- [Required task]:
The data below should be restated word for word, with every picture omitted.

- [Dataset extract]:
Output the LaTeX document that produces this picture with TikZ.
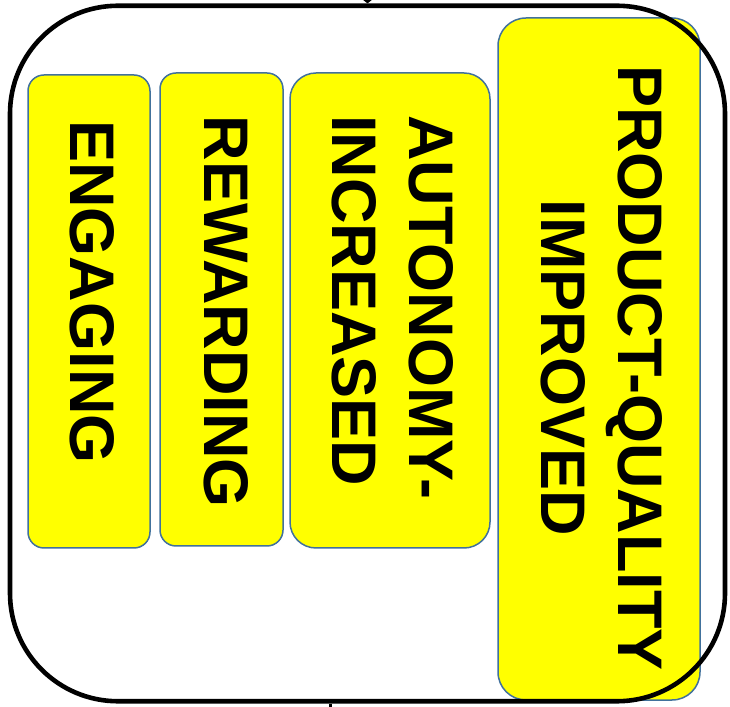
\documentclass[tikz,border=0pt]{standalone}
\usepackage{fontspec}
\setmainfont{Liberation Sans}
\usetikzlibrary{arrows.meta}
\definecolor{boxfill}{HTML}{FFFF00}
\definecolor{boxline}{HTML}{41719C}
\tikzset{
  ybox/.style={draw=boxline, fill=boxfill, line width=1.5pt, inner sep=0pt},
  lbl/.style={font=\fontsize{63}{77}\selectfont\bfseries, rotate=-90, inner sep=0pt, text=black},
  outerbox/.style={draw=black, line width=4.6pt, rounded corners=108pt, inner sep=0pt,
    minimum width=715pt, minimum height=695.5pt},
}
\begin{document}
\begin{tikzpicture}[x=1pt,y=1pt]
\useasboundingbox (0,0) rectangle (730,706);
% outer white fill
\fill[white, rounded corners=108pt] (10,4.75) rectangle (725,700.25);
% boxes
\node[ybox, rounded corners=16pt, minimum width=122pt, minimum height=473pt] (b1) at (89,394.5) {};
\node[ybox, rounded corners=16pt, minimum width=123pt, minimum height=473pt] (b2) at (221.5,396.5) {};
\node[ybox, rounded corners=26pt, minimum width=200pt, minimum height=475pt] (b3) at (390,395.5) {};
\node[ybox, rounded corners=28pt, minimum width=202pt, minimum height=682pt] (b4) at (599,347) {};
% labels
\node[lbl] (t1) at (92,414) {ENGAGING};
\node[lbl] (t2) at (226,394) {REWARDING};
\node[lbl, align=left, anchor=west] (t3) at (392.5,591) {AUTONOMY-\\INCREASED};
\node[lbl, align=center] (t4) at (601.5,338) {PRODUCT-QUALITY\\IMPROVED};
% outer frame on top
\node[outerbox] (outer) at (367.5,352.5) {};
% cut-off connectors
\coordinate (topin) at (367.5,730);
\coordinate (botout) at (330,-20);
\draw[line width=1pt, -{Straight Barb[length=8pt, width=20pt, line width=3pt]}] (topin) -- (outer.north);
\draw[line width=3pt] (outer.south -| botout) -- (botout);
\end{tikzpicture}
\end{document}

- [Response to this task]:
Output the LaTeX document that produces this picture with TikZ.
\documentclass[tikz,border=0pt]{standalone}
\usepackage{fontspec}
\setmainfont{Liberation Sans}
\usetikzlibrary{arrows.meta}
\definecolor{boxfill}{HTML}{FFFF00}
\definecolor{boxline}{HTML}{41719C}
\tikzset{
  ybox/.style={draw=boxline, fill=boxfill, line width=1.5pt, inner sep=0pt},
  lbl/.style={font=\fontsize{63}{77}\selectfont\bfseries, rotate=-90, inner sep=0pt, text=black},
  outerbox/.style={draw=black, line width=4.6pt, rounded corners=108pt, inner sep=0pt,
    minimum width=715pt, minimum height=695.5pt},
}
\begin{document}
\begin{tikzpicture}[x=1pt,y=1pt]
\useasboundingbox (0,0) rectangle (730,706);
% outer white fill
\fill[white, rounded corners=108pt] (10,4.75) rectangle (725,700.25);
% boxes
\node[ybox, rounded corners=16pt, minimum width=122pt, minimum height=473pt] (b1) at (89,394.5) {};
\node[ybox, rounded corners=16pt, minimum width=123pt, minimum height=473pt] (b2) at (221.5,396.5) {};
\node[ybox, rounded corners=26pt, minimum width=200pt, minimum height=475pt] (b3) at (390,395.5) {};
\node[ybox, rounded corners=28pt, minimum width=202pt, minimum height=682pt] (b4) at (599,347) {};
% labels
\node[lbl] (t1) at (92,414) {ENGAGING};
\node[lbl] (t2) at (226,394) {REWARDING};
\node[lbl, align=left, anchor=west] (t3) at (392.5,591) {AUTONOMY-\\INCREASED};
\node[lbl, align=center] (t4) at (601.5,338) {PRODUCT-QUALITY\\IMPROVED};
% outer frame on top
\node[outerbox] (outer) at (367.5,352.5) {};
% cut-off connectors
\coordinate (topin) at (367.5,730);
\coordinate (botout) at (330,-20);
\draw[line width=1pt, -{Straight Barb[length=8pt, width=20pt, line width=3pt]}] (topin) -- (outer.north);
\draw[line width=3pt] (outer.south -| botout) -- (botout);
\end{tikzpicture}
\end{document}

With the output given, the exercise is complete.